The facility has come almost after five decades of the establishment of its first such school called mountaineering and skiing institute (M&SI) during 1973-74 at Auli near Joshimath.

The M&SI is located at a height of more than 9,000 ft in the Himalayan ranges of Uttarakhand and has trained thousands of ITBP, Army, Air Force and other security personnel in this domain and that for adventure sports.

The new centre has been established in remote Dombang, abutting the LAC, and is located at a height of 10,040 ft in Sikkim that shares a 220 km front of the India-China LAC.

The training centre at Sikkim was conceptualised in order to enhance the capacity to train newly recruited and serving troops in mountain-warfare, rock climbing, high-altitude survival and patrol even as the need to have one more facility than Auli was being felt for long, given the increasing engagement of its troops with the Chinese PLA over the last few years.

“The new training centre is vital for the force given the current backdrop of military standoff with China and frequent confrontation with Chinese personnel owing to the border dispute.”

“It (Sikkim centre) was inaugurated by ITBP director general Sanjay Arora last year in September and the feedback has been good as two batches comprising 80 trainees have already passed out from there,” an officer said.

The centre is being commanded by ITBP Commandant and ace mountaineer Ratan Singh Sonal, who has led numerous expeditions and rescue missions in the hills.

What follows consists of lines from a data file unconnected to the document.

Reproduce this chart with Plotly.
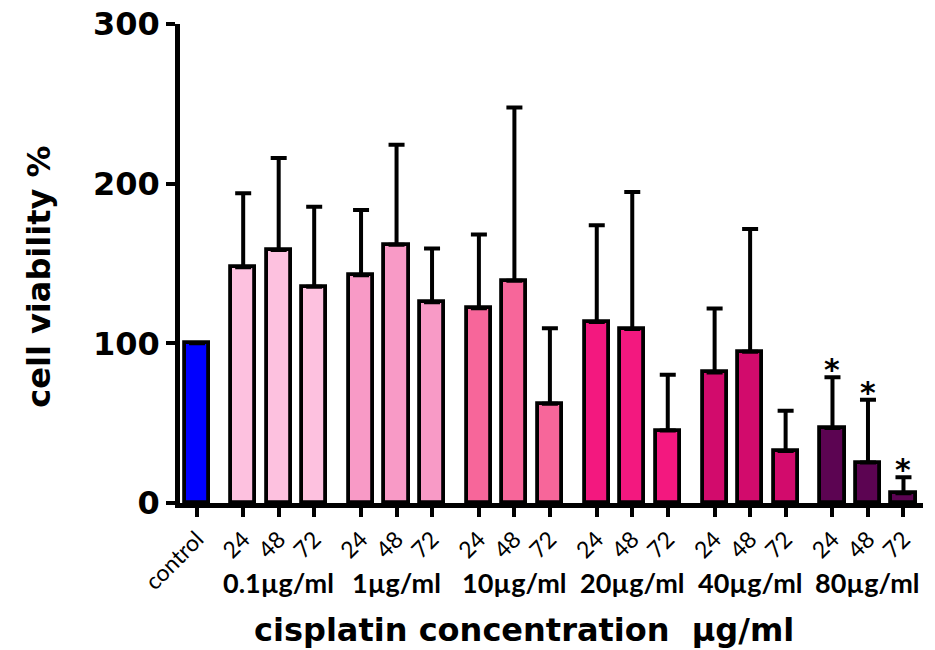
import plotly.graph_objects as go

# ---- data ----
groups = ["0.1µg/ml", "1µg/ml", "10µg/ml", "20µg/ml", "40µg/ml", "80µg/ml"]
times = ["24", "48", "72"]
control_value = 100
control_sd = 0
means = [
    [147.7, 158.4, 135.4],
    [142.7, 161.7, 125.7],
    [122.0, 139.2, 62.1],
    [113.4, 109.0, 45.4],
    [81.8, 94.8, 32.6],
    [46.9, 25.3, 6.1],
]
upper = [
    [194.0, 216.0, 185.6],
    [183.5, 224.3, 159.4],
    [168.2, 247.7, 109.4],
    [173.9, 194.8, 80.4],
    [121.8, 171.6, 57.8],
    [78.7, 64.7, 16.1],
]
significant = [
    [False, False, False],
    [False, False, False],
    [False, False, False],
    [False, False, False],
    [False, False, False],
    [True, True, True],
]
control_color = "#0000FF"
group_colors = ["#FDC1DF", "#F89AC6", "#F7669A", "#F3187F", "#D20B6C", "#5C0452"]

# ---- layout helpers ----
group_start = 1.3
group_step = 3.32

xs, ys, errs, cols, labels = [0], [control_value], [control_sd], [control_color], ["control"]
star_x, star_y = [], []
mid_x = []
for g, gname in enumerate(groups):
    for k, t in enumerate(times):
        x = group_start + group_step * g + k
        xs.append(x)
        ys.append(means[g][k])
        errs.append(upper[g][k] - means[g][k])
        cols.append(group_colors[g])
        labels.append(t)
        if significant[g][k]:
            star_x.append(x)
            star_y.append(upper[g][k])
        if k == 1:
            mid_x.append(x)

fig = go.Figure()
fig.add_trace(go.Bar(
    x=xs, y=ys, width=0.68,
    marker=dict(color=cols, line=dict(color="black", width=3.8)),
    error_y=dict(type="data", array=errs, arrayminus=[0] * len(errs), symmetric=False,
                 color="black", thickness=4, width=8, visible=True),
    showlegend=False, hoverinfo="skip",
))

# significance stars
for sx, sy in zip(star_x, star_y):
    fig.add_annotation(x=sx, y=sy, text="<b>*</b>", showarrow=False, xref="x", yref="y",
                       yanchor="bottom", yshift=-12,
                       font=dict(family="DejaVu Sans", size=30, color="black"))

# group labels
for gx, gname in zip(mid_x, groups):
    fig.add_annotation(x=gx, y=-0.165, xref="x", yref="paper", text="<b>" + gname + "</b>",
                       showarrow=False, yanchor="middle",
                       font=dict(family="Lato", size=27, color="black"))

# axis titles
fig.add_annotation(x=0.463, y=-0.265, xref="paper", yref="paper",
                   text="<b>cisplatin concentration  µg/ml</b>", showarrow=False,
                   yanchor="middle", font=dict(family="DejaVu Sans", size=32, color="black"))
fig.add_annotation(x=-0.19, y=0.472, xref="paper", yref="paper", textangle=-90,
                   text="<b>cell viability %</b>", showarrow=False,
                   xanchor="center", yanchor="middle",
                   font=dict(family="DejaVu Sans", size=32, color="black"))

fig.update_layout(
    width=935, height=650,
    margin=dict(l=180, r=12, t=24, b=147, autoexpand=False),
    plot_bgcolor="white", paper_bgcolor="white",
    bargap=0,
)
fig.update_xaxes(
    range=[-0.48, 20.45], tickmode="array", tickvals=xs, ticktext=labels, automargin=False,
    tickangle=-45, ticks="outside", ticklen=9, tickwidth=4, tickcolor="black",
    showline=True, linewidth=4.5, linecolor="black", showgrid=False, zeroline=False,
    tickfont=dict(family="Lato", size=23, color="black"),
)
fig.update_yaxes(
    range=[0, 300], tickvals=[0, 100, 200, 300], ticktext=["<b>0</b>", "<b>100</b>", "<b>200</b>", "<b>300</b>"],
    automargin=False,
    ticks="outside", ticklen=9, tickwidth=4, tickcolor="black", ticklabeloverflow="allow",
    showline=True, linewidth=4.5, linecolor="black", showgrid=False, zeroline=False,
    tickfont=dict(family="DejaVu Sans", size=32, color="black"),
)

fig.write_html("out.html", config={"displayModeBar": False},
               post_script="document.body.style.margin='0';document.body.style.overflow='hidden';")
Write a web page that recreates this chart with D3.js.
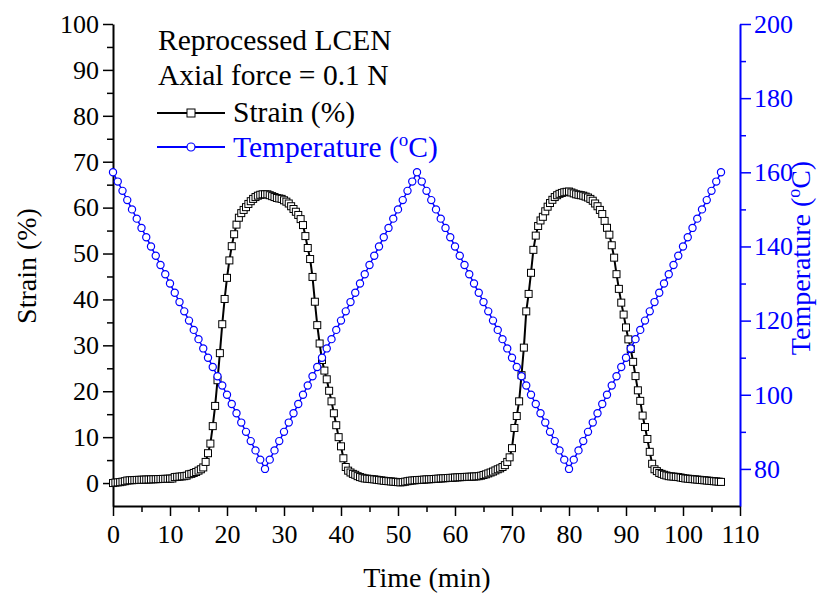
<!DOCTYPE html>
<html>
<head>
<meta charset="utf-8">
<script src="https://cdn.jsdelivr.net/npm/d3@7"></script>
<style>
  body { margin: 0; background: #fff; }
  svg text { font-family: "Liberation Serif", "Times New Roman", serif; }
</style>
</head>
<body>
<div id="chart"></div>
<script>
// strain sampled every 25 s, temperature markers every 50 s
var strainStep = 25 / 60;
var tempStep = 50 / 60;

var strain = [
  0.0,0.1,0.15,0.2,0.3,0.4,0.55,0.6,0.62,0.65,
  0.68,0.7,0.72,0.74,0.76,0.78,0.8,0.82,0.84,0.86,
  0.88,0.9,0.92,0.94,0.96,0.98,1.3,1.35,1.4,1.45,
  1.5,1.6,1.9,2.0,2.2,2.4,2.7,3.0,3.4,4.6,
  6.5,8.6,12.4,16.8,22.4,28.3,34.6,40.1,44.7,48.5,
  51.6,54.2,56.3,57.8,58.8,59.5,60.1,60.8,61.4,61.9,
  62.3,62.6,62.8,62.9,62.9,62.9,62.7,62.5,62.3,62.1,
  62.0,61.9,61.6,61.3,60.9,60.3,59.7,59.1,58.4,57.5,
  56.2,53.8,51.2,48.8,44.9,39.5,34.4,30.4,26.8,24.5,
  22.6,20.1,17.8,15.2,12.6,10.0,8.0,5.4,3.5,2.7,
  2.3,2.0,1.8,1.5,1.3,1.15,1.0,0.95,0.9,0.85,
  0.8,0.72,0.65,0.58,0.5,0.45,0.4,0.35,0.3,0.25,
  0.2,0.15,0.2,0.3,0.4,0.5,0.55,0.6,0.65,0.68,
  0.7,0.75,0.8,0.82,0.85,0.88,0.92,0.96,1.0,1.03,
  1.06,1.1,1.13,1.16,1.2,1.24,1.27,1.3,1.33,1.35,
  1.37,1.4,1.42,1.45,1.5,1.6,1.75,1.9,2.1,2.3,
  2.5,2.75,3.0,3.2,3.5,3.9,4.6,5.6,7.6,12.0,
  14.6,17.8,23.5,29.5,37.4,41.2,45.8,50.8,53.9,56.0,
  57.2,58.0,59.2,60.2,61.0,61.7,62.3,62.7,63.0,63.2,
  63.35,63.45,63.5,63.3,63.1,62.9,62.8,62.7,62.6,62.4,
  62.2,61.9,61.5,60.9,60.3,59.5,58.6,57.1,55.6,54.1,
  51.8,49.1,45.5,42.3,39.3,36.7,33.9,31.3,29.2,26.4,
  23.3,20.2,17.9,14.7,12.2,9.6,6.8,4.2,3.0,2.6,
  2.2,2.0,1.8,1.65,1.5,1.45,1.4,1.35,1.3,1.2,
  1.1,1.0,0.95,0.9,0.85,0.8,0.75,0.7,0.65,0.6,
  0.55,0.5,0.45,0.4,0.35,0.3,0.25
];

var temperature = [
  160,157.5,155,152.5,150,147.5,145,142.5,140,137.5,135,132.5,130,127.5,125,122.5,
  120,117.5,115,112.5,110,107.5,105,102.5,100,97.5,95,92.5,90,87.5,85,82.5,80,
  82.5,85,87.5,90,92.5,95,97.5,100,102.5,105,107.5,110,112.5,115,117.5,120,
  122.5,125,127.5,130,132.5,135,137.5,140,142.5,145,147.5,150,152.5,155,157.5,160,
  157.5,155,152.5,150,147.5,145,142.5,140,137.5,135,132.5,130,127.5,125,122.5,120,
  117.5,115,112.5,110,107.5,105,102.5,100,97.5,95,92.5,90,87.5,85,82.5,80,
  82.5,85,87.5,90,92.5,95,97.5,100,102.5,105,107.5,110,112.5,115,117.5,120,
  122.5,125,127.5,130,132.5,135,137.5,140,142.5,145,147.5,150,152.5,155,157.5,160
];

var xTicks = [0,10,20,30,40,50,60,70,80,90,100,110];
var xMinor = [5,15,25,35,45,55,65,75,85,95,105];
var strainTicks = [0,10,20,30,40,50,60,70,80,90,100];
var strainMinor = [5,15,25,35,45,55,65,75,85,95];
var tempTicks = [80,100,120,140,160,180,200];
var tempMinor = [90,110,130,150,170,190];

var legendTitle = ["Reprocessed LCEN", "Axial force = 0.1 N"];

var blue = "#0000ff";

var svg = d3.select("#chart").append("svg")
    .attr("width", 821)
    .attr("height", 600);

var x = d3.scaleLinear().domain([0, 110]).range([113, 740]);
var yS = d3.scaleLinear().domain([-5, 100]).range([506, 24]);
var yT = d3.scaleLinear().domain([70, 200]).range([506, 24]);

// axes
function styleAxis(g, color) {
    g.attr("font-family", null);
    g.selectAll("path").attr("stroke", color).attr("stroke-width", 2);
    g.selectAll("line").attr("stroke", color).attr("stroke-width", 1.5);
    g.selectAll("text").attr("fill", color).style("font-size", "26px");
}

var gx = svg.append("g").attr("transform", "translate(0,506)")
    .call(d3.axisBottom(x).tickValues(xTicks).tickSize(10).tickPadding(9).tickSizeOuter(0));
styleAxis(gx, "#000");
var gxm = svg.append("g").attr("transform", "translate(0,506)")
    .call(d3.axisBottom(x).tickValues(xMinor).tickSize(6).tickFormat(""));
gxm.select("path").remove();
styleAxis(gxm, "#000");

var gyl = svg.append("g").attr("transform", "translate(113,0)")
    .call(d3.axisLeft(yS).tickValues(strainTicks).tickSize(10).tickPadding(4).tickSizeOuter(0));
styleAxis(gyl, "#000");
var gylm = svg.append("g").attr("transform", "translate(113,0)")
    .call(d3.axisLeft(yS).tickValues(strainMinor).tickSize(6).tickFormat(""));
gylm.select("path").remove();
styleAxis(gylm, "#000");

var gyr = svg.append("g").attr("transform", "translate(740,0)")
    .call(d3.axisRight(yT).tickValues(tempTicks).tickSize(11).tickPadding(3).tickSizeOuter(0));
styleAxis(gyr, blue);
var gyrm = svg.append("g").attr("transform", "translate(740,0)")
    .call(d3.axisRight(yT).tickValues(tempMinor).tickSize(6).tickFormat(""));
gyrm.select("path").remove();
styleAxis(gyrm, blue);

// axis titles
svg.append("text")
    .attr("x", 427).attr("y", 587)
    .attr("text-anchor", "middle")
    .style("font-size", "28px")
    .text("Time (min)");

svg.append("text")
    .attr("transform", "translate(36,266) rotate(-90)")
    .attr("text-anchor", "middle")
    .style("font-size", "28px")
    .text("Strain (%)");

var rt = svg.append("text")
    .attr("transform", "translate(810,258) rotate(-90)")
    .attr("text-anchor", "middle")
    .attr("fill", blue)
    .style("font-size", "28px");
rt.append("tspan").text("Temperature (");
rt.append("tspan").attr("dy", -10).style("font-size", "18px").text("o");
rt.append("tspan").attr("dy", 10).text("C)");

// strain series
var strainData = strain.map(function(d, i) { return { t: i * strainStep, v: d }; });
var tempData = temperature.map(function(d, i) { return { t: i * tempStep, v: d }; });

svg.append("path")
    .datum(strainData)
    .attr("fill", "none")
    .attr("stroke", "#000")
    .attr("stroke-width", 2)
    .attr("d", d3.line().x(d => x(d.t)).y(d => yS(d.v)));

svg.selectAll("rect.sq").data(strainData).enter().append("rect")
    .attr("class", "sq")
    .attr("x", d => x(d.t) - 3.5)
    .attr("y", d => yS(d.v) - 3.5)
    .attr("width", 7)
    .attr("height", 7)
    .attr("fill", "#fff")
    .attr("stroke", "#000")
    .attr("stroke-width", 1);

// temperature series
svg.append("path")
    .datum(tempData)
    .attr("fill", "none")
    .attr("stroke", blue)
    .attr("stroke-width", 1.5)
    .attr("d", d3.line().x(d => x(d.t)).y(d => yT(d.v)));

svg.selectAll("circle.ci").data(tempData).enter().append("circle")
    .attr("class", "ci")
    .attr("cx", d => x(d.t))
    .attr("cy", d => yT(d.v))
    .attr("r", 3.6)
    .attr("fill", "#fff")
    .attr("stroke", blue)
    .attr("stroke-width", 1.2);

// legend
svg.selectAll("text.lt").data(legendTitle).enter().append("text")
    .attr("class", "lt")
    .attr("x", 158)
    .attr("y", (d, i) => 50 + i * 35)
    .style("font-size", "29.5px")
    .text(d => d);

svg.append("line").attr("x1", 157).attr("x2", 225).attr("y1", 113).attr("y2", 113)
    .attr("stroke", "#000").attr("stroke-width", 2);
svg.append("rect").attr("x", 187).attr("y", 109).attr("width", 8).attr("height", 8)
    .attr("fill", "#fff").attr("stroke", "#000").attr("stroke-width", 1);
svg.append("text").attr("x", 233).attr("y", 122).style("font-size", "29.5px").text("Strain (%)");

svg.append("line").attr("x1", 157).attr("x2", 225).attr("y1", 147).attr("y2", 147)
    .attr("stroke", blue).attr("stroke-width", 2);
svg.append("circle").attr("cx", 191).attr("cy", 147).attr("r", 4)
    .attr("fill", "#fff").attr("stroke", blue).attr("stroke-width", 1.2);
var lt = svg.append("text").attr("x", 233).attr("y", 157).attr("fill", blue).style("font-size", "29.5px");
lt.append("tspan").text("Temperature (");
lt.append("tspan").attr("dy", -11).style("font-size", "19px").text("o");
lt.append("tspan").attr("dy", 11).text("C)");
</script>
</body>
</html>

The Dombang centre has an ideal mountainous and rocky terrain and its glacier training area spreads across a height of 14,000-17,000 feet, he said.

The facility, at present, has a categorisation of being an “ad-hoc” centre but, as per officials, it is soon expected that the Ministry of Home Affairs (MHA) will sanction it formally so that more equipments, manpower and facilities can be added.

Mountain, winter and high-altitude battle craft has been aptly described in a blueprint prepared by the force after it was tasked to guard the 3,488 kms LAC post the India-China war of 1962.

“ITBP, by virtue of its role, functions, is deployed as a Himalayan force. Its field of activity is the inaccessible snow-bound Himalayan regions. If it had to serve its purpose, each of its personnel had to be a veritable mountaineer with intimate knowledge of the terrain, weather and snow conditions, etc,” added the officer.